Найссер У. Познание и реальность. М., Прогресс, 1981

Перцептивный цикл

По моему мнению, важнейшими для зрения когнитивными струк­турами являются предвосхищающие схемы, подготавливающие индиви­да к принятию информации строго определенного, а не любого вида и, таким образом, управляющие зрительной активностью. Поскольку мы способны видеть только то, что умеем находить глазами, именно эти схе­мы (вместе с доступной в данный момент информацией) определяют, что будет воспринято. Восприятие, действительно, — конструктивный процесс, однако конструируется отнюдь не умственный образ, возникающий в со­знании, где им восхищается некий внутренний человек. В каждый мо­мент воспринимающим конструируются предвосхищения некоторой ин­формации, делающие возможным для него принятие ее, когда она оказы­вается доступной. Чтобы сделать эту информацию доступной, ему часто приходится активно исследовать оптический поток, двигая глазами, голо­вой или всем телом.

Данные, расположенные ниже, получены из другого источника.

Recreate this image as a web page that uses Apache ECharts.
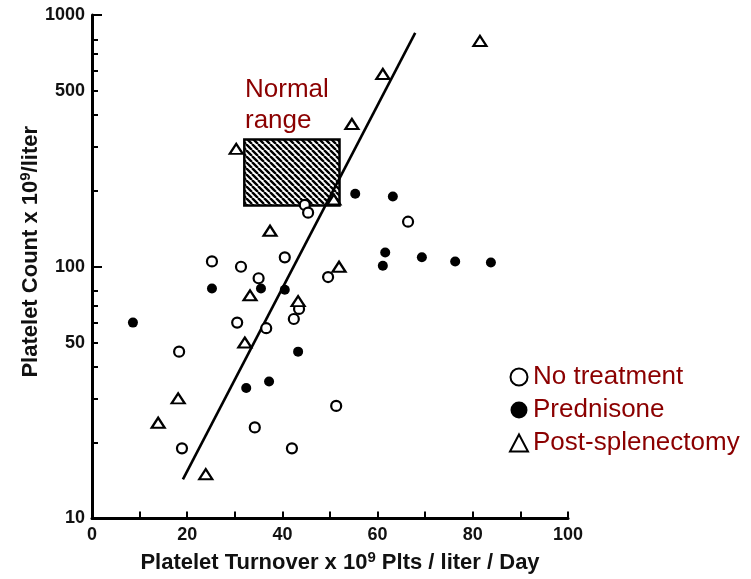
<!DOCTYPE html>
<html><head><meta charset="utf-8">
<script src="https://cdn.jsdelivr.net/npm/echarts@6/dist/echarts.min.js"></script>
<style>html,body{margin:0;padding:0;background:#fff}#c{width:751px;height:579px}</style>
</head><body><div id="c"></div>
<script>
// ---- data ----
const xLabelStep = 20;
const yTickValues = [10,20,30,40,50,60,70,80,100,200,300,400,500,600,700,800,1000];
const yDecadeTicks = [10,100,1000];
const yLabelValues = [10,50,100,500,1000];

const noTreatX = [25.2, 31.3, 35.0, 40.5, 30.5, 36.6, 43.5, 42.4, 49.6, 18.3, 18.9, 34.2, 42.0, 51.3, 44.7, 45.4, 66.4];
const noTreatY = [105, 100, 90, 109, 60, 57, 68, 62, 91, 46, 19, 23, 19, 28, 176, 164, 151];
const predX = [8.6, 25.2, 35.5, 40.5, 43.3, 37.2, 32.4, 55.3, 63.2, 61.6, 61.1, 69.3, 76.3, 83.8];
const predY = [60, 82, 82, 81, 46, 35, 33, 195, 190, 114, 101, 109, 105, 104];
const splenX = [81.5, 61.1, 54.6, 30.3, 50.8, 37.4, 51.9, 33.2, 43.3, 32.1, 18.1, 13.9, 23.9];
const splenY = [789, 583, 369, 294, 185, 139, 100, 77, 73, 50, 30, 24, 15];

const fitX = [19.1, 67.9];
const fitY = [14.3, 849];

const normalX = [32, 52];
const normalY = [175, 320];

const seriesNames = ['No treatment', 'Prednisone', 'Post-splenectomy'];

// ---- helpers ----
const zip = (a, b) => a.map((v, i) => [v, b[i]]);
function hatch() {
  const s = 6, c = document.createElement('canvas');
  c.width = s; c.height = s;
  const g = c.getContext('2d');
  g.fillStyle = '#fff'; g.fillRect(0, 0, s, s);
  g.strokeStyle = '#000'; g.lineWidth = 2.4; g.beginPath();
  for (let k = -1; k <= 1; k++) { g.moveTo(k * s, 0); g.lineTo(k * s + s, s); }
  g.stroke();
  return c;
}

const axisFont = { fontFamily: 'Liberation Sans', fontWeight: 'bold', fontSize: 18, color: '#111' };
const red = '#8b0000';

const chart = echarts.init(document.getElementById('c'), null, { renderer: 'canvas' });
chart.setOption({
  animation: false,
  backgroundColor: '#fff',
  grid: { left: 92, right: 183, top: 15, bottom: 60, containLabel: false },
  xAxis: {
    type: 'value', min: 0, max: 100, interval: 10,
    name: 'Platelet Turnover x 10{sup|9} Plts / liter / Day',
    nameLocation: 'middle', nameGap: 32,
    nameTextStyle: {
      fontFamily: 'Liberation Sans', fontWeight: 'bold', fontSize: 22, color: '#111',
      padding: [0, 0, 0, 20],
      rich: { sup: { fontFamily: 'Liberation Sans', fontWeight: 'bold', fontSize: 15, color: '#111', verticalAlign: 'top', padding: [0, 0, 10, 0] } }
    },
    axisLine: { lineStyle: { color: '#000', width: 3 } },
    axisTick: { inside: true, length: 7, lineStyle: { color: '#000', width: 2 } },
    axisLabel: Object.assign({ margin: 8, formatter: v => (v % xLabelStep === 0 ? String(v) : '') }, axisFont),
    splitLine: { show: false }
  },
  yAxis: [{
    type: 'log', logBase: 10, min: 10, max: 1000,
    name: 'Platelet Count x 10{sup|9}/liter',
    nameLocation: 'middle', nameGap: 49, nameRotate: 90, nameMoveOverlap: false,
    nameTextStyle: {
      fontFamily: 'Liberation Sans', fontWeight: 'bold', fontSize: 22, color: '#111',
      padding: [0, 0, 0, 30],
      rich: { sup: { fontFamily: 'Liberation Sans', fontWeight: 'bold', fontSize: 15, color: '#111', verticalAlign: 'top', padding: [0, 0, 10, 0] } }
    },
    axisLine: { show: true, lineStyle: { color: '#000', width: 3 } },
    axisTick: { show: true, inside: true, length: 6, customValues: yTickValues, lineStyle: { color: '#000', width: 2 } },
    axisLabel: Object.assign({ margin: 7, customValues: yLabelValues, formatter: v => String(Math.round(v)) }, axisFont),
    splitLine: { show: false }
  }, {
    type: 'log', logBase: 10, min: 10, max: 1000, position: 'left',
    axisLine: { show: false },
    axisTick: { show: true, inside: true, length: 10, customValues: yDecadeTicks, lineStyle: { color: '#000', width: 2 } },
    axisLabel: { show: false },
    splitLine: { show: false }
  }],
  legend: {
    orient: 'vertical', left: 504, top: 359,
    itemWidth: 18, itemHeight: 17, itemGap: 7,
    textStyle: { fontFamily: 'Liberation Sans', fontSize: 26, color: red, padding: [0, 0, 0, 0] },
    data: seriesNames
  },
  graphic: [{
    type: 'text', left: 245, top: 74, z: 10,
    style: { text: 'Normal\nrange', font: '26px "Liberation Sans"', fill: red, lineHeight: 31 }
  }],
  series: [
    {
      name: 'normal-range', type: 'line', data: [], z: 1, silent: true,
      markArea: {
        silent: true,
        itemStyle: { color: { image: hatch(), repeat: 'repeat' }, borderColor: '#000', borderWidth: 2.5, opacity: 1 },
        data: [[{ xAxis: normalX[0], yAxis: normalY[1] }, { xAxis: normalX[1], yAxis: normalY[0] }]]
      }
    },
    {
      name: 'fit', type: 'line', data: zip(fitX, fitY), z: 2, symbol: 'none',
      lineStyle: { color: '#000', width: 2.6 }
    },
    {
      name: seriesNames[0], type: 'scatter', data: zip(noTreatX, noTreatY), z: 3,
      symbol: 'circle', symbolSize: 10,
      itemStyle: { color: '#fff', borderColor: '#000', borderWidth: 2.2, opacity: 1 }
    },
    {
      name: seriesNames[1], type: 'scatter', data: zip(predX, predY), z: 3,
      symbol: 'circle', symbolSize: 10,
      itemStyle: { color: '#000', borderColor: '#000', borderWidth: 0, opacity: 1 }
    },
    {
      name: seriesNames[2], type: 'scatter', data: zip(splenX, splenY), z: 3,
      symbol: 'triangle', symbolSize: [13, 10],
      itemStyle: { color: '#fff', borderColor: '#000', borderWidth: 2.2, opacity: 1 }
    }
  ]
});
</script>
</body></html>
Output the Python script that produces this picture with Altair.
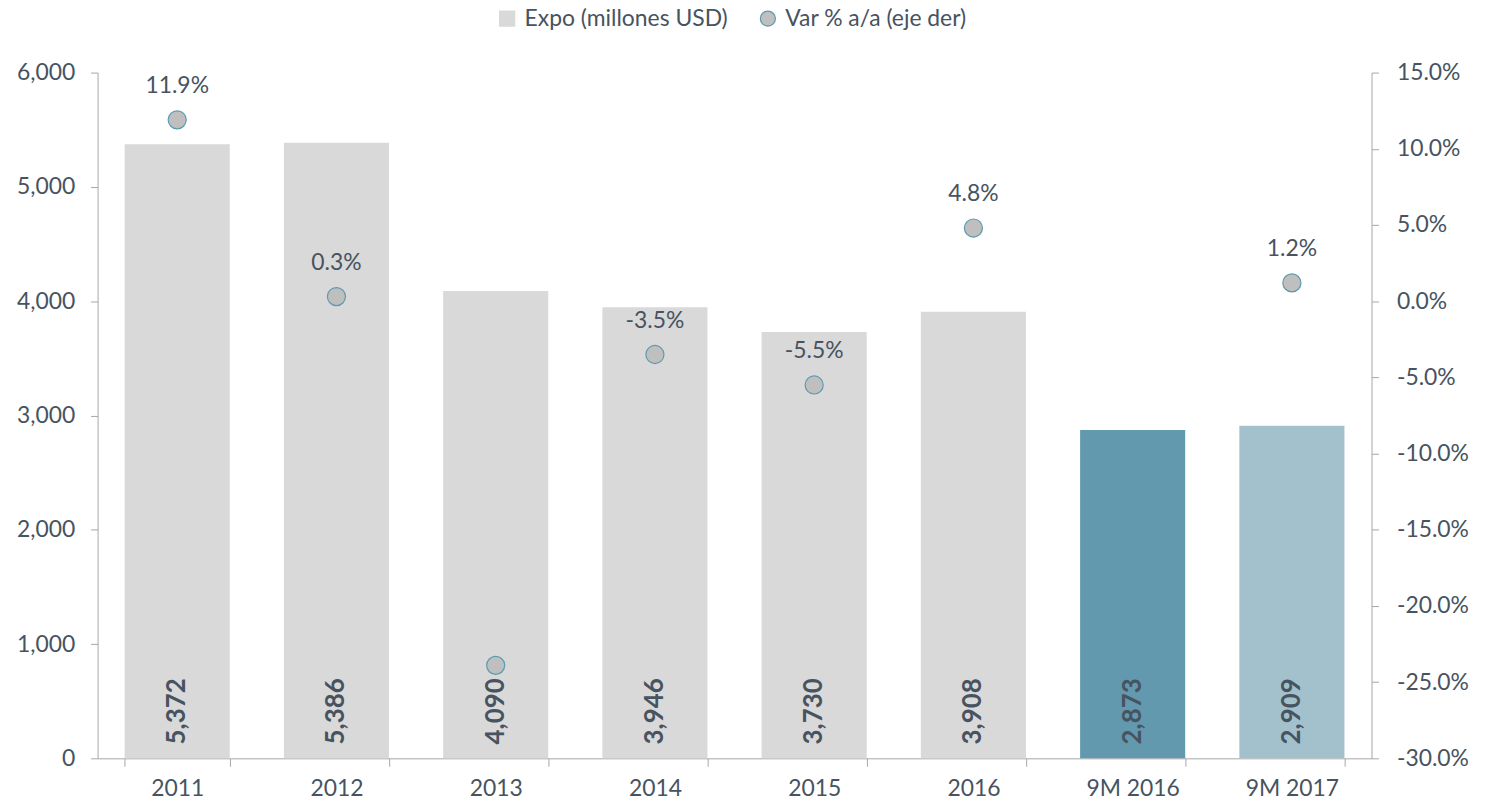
import altair as alt
import pandas as pd

categories = ["2011", "2012", "2013", "2014", "2015", "2016", "9M 2016", "9M 2017"]
expo = [5372, 5386, 4090, 3946, 3730, 3908, 2873, 2909]
bar_colors = ["#D9D9D9"] * 6 + ["#6399AE", "#A3C1CD"]
var_pct = [11.9, 0.3, -23.9, -3.5, -5.5, 4.8, None, 1.2]
show_label = [True, True, False, True, True, True, False, True]

S_EXPO = "Expo (millones USD)"
S_VAR = "Var % a/a (eje der)"
TXT = "#475360"
FONT = "Lato"
FS = 23

bars_df = pd.DataFrame({"cat": categories, "expo": expo, "col": bar_colors})
pts_df = pd.DataFrame({"cat": categories, "var": var_pct, "show": show_label,
                       "serie": [S_VAR] * len(categories)})
pts_df = pts_df[pts_df["var"].notna()]
lbl_df = pts_df[pts_df["show"]].copy()
lbl_df["txt"] = [f"{v:.1f}%" for v in lbl_df["var"]]

x = alt.X("cat:N", sort=categories, title=None,
          scale=alt.Scale(paddingInner=0.34, paddingOuter=0.17),
          axis=alt.Axis(labelAngle=0, tickBand="extent", domainColor="#A6A6A6",
                        tickColor="#A6A6A6", tickSize=8, labelFontSize=FS,
                        labelColor=TXT, labelFont=FONT, labelPadding=11))

bars = alt.Chart(bars_df).mark_bar().encode(
    x=x,
    y=alt.Y("expo:Q", scale=alt.Scale(domain=[0, 6000], nice=False), title=None,
            axis=alt.Axis(values=[0, 1000, 2000, 3000, 4000, 5000, 6000],
                          labelExpr="format(datum.value, ',')",
                          grid=False, domainColor="#A6A6A6", tickColor="#A6A6A6",
                          tickSize=7, labelFontSize=FS, labelColor=TXT, labelFont=FONT,
                          labelPadding=16)),
    color=alt.Color("col:N", scale=None, legend=None),
)
bar_text = alt.Chart(bars_df).mark_text(
    angle=270, align="left", baseline="middle", dx=14, fontSize=26,
    fontWeight="bold", color=TXT, font=FONT
).encode(
    x=alt.X("cat:N", sort=categories),
    y=alt.YDatum(0, type="quantitative"),
    text=alt.Text("expo:Q", format=","),
)
left = alt.layer(bars, bar_text)

leg = dict(title=None, orient="none", direction="horizontal",
           legendX=400, legendY=-66, labelFontSize=FS, labelLimit=0,
           labelColor=TXT, labelFont=FONT, symbolSize=230,
           columnPadding=28, labelOffset=6, symbolStrokeWidth=1.2)
dom = [S_EXPO, S_VAR]
points = alt.Chart(pts_df).mark_point(filled=True, size=330, strokeWidth=1.2, opacity=1).encode(
    x=alt.X("cat:N", sort=categories),
    y=alt.Y("var:Q", scale=alt.Scale(domain=[-30, 15], nice=False), title=None,
            axis=alt.Axis(orient="right", values=list(range(-30, 16, 5)),
                          labelExpr="replace(format(datum.value, '.1f'), '\u2212', '-') + '%'",
                          grid=False, domainColor="#A6A6A6", tickColor="#A6A6A6",
                          tickSize=7, labelFontSize=FS, labelColor=TXT, labelFont=FONT,
                          labelPadding=18)),
    shape=alt.Shape("serie:N", scale=alt.Scale(domain=dom, range=["square", "circle"]),
                    legend=alt.Legend(**leg)),
    fill=alt.Fill("serie:N", scale=alt.Scale(domain=dom, range=["#D9D9D9", "#BFBFBF"]),
                  legend=alt.Legend(**leg)),
    stroke=alt.Stroke("serie:N", scale=alt.Scale(domain=dom, range=["#D9D9D9", "#5B9BAF"]),
                      legend=alt.Legend(**leg)),
)
pt_text = alt.Chart(lbl_df).mark_text(
    dy=-34, fontSize=FS, color=TXT, font=FONT
).encode(
    x=alt.X("cat:N", sort=categories),
    y=alt.Y("var:Q"),
    text="txt:N",
)
right = alt.layer(points, pt_text)

chart = alt.layer(left, right).resolve_scale(y="independent").properties(
    width=1280, height=689,
    autosize=alt.AutoSizeParams(type="none"),
    padding={"left": 90, "top": 63, "right": 110, "bottom": 44},
).configure_view(stroke=None)

chart.save("out.html", embed_options={"renderer": "svg", "actions": False})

Эта исследовательская активность направляется все теми же предвосхищающими схемами, представляющими собой своего рода планы для перцептивных действий, так же как и готовность к вы­делению оптических структур некоторых видов. Результат обследования окружения — выделенная информация — модифицирует исходную схе­му. Будучи таким образом модифицированной, она направляет дальней­шее обследование и оказывается готовой для дополнительной информа­ции. Цикл этот представлен на рис. 1.

 
  перцептивный цикл. схемы и их функции - student2.ru

Рис. 1

Информация, собираемая зрением, по необходимости является опти­ческой и состоит из пространственных и временных световых структур. Однако оптическая информация может специфицировать объекты и со­бытия на различных уровнях абстракции и значения, причем схема, фун­кционирующая на одном уровне, не обязательно должна быть чувстви­тельной к другим уровням. Если мы видим, например, что кто-то улыба­ется, в наличии может быть информация, позволяющая определить (а) форму его зубов; (б) изменение положения его губ; (в) тот факт, что он выполняет некий культурно-значимый акт, например улыбается; (г) не­что касающееся его настроения: улыбка может быть либо веселой, либо сардонической, либо просто вежливой — в зависимости от контекста, в котором она имеет место. Когда мы воспринимаем настроение, мы нахо­димся в другом перцептивном цикле, чем когда мы воспринимаем дви­жение губ. У нас формируется иной (хотя, может быть, частично совпада­ющий) набор предвосхищений; мы выделяем информацию, распределен­ную в иных временных границах; мы пользуемся этой информацией для других целей и в результате по-иному запоминаем это событие. Таким образом, понятие перцептивного цикла объясняет, как можно восприни­мать значение наряду с формой и пространственным расположением.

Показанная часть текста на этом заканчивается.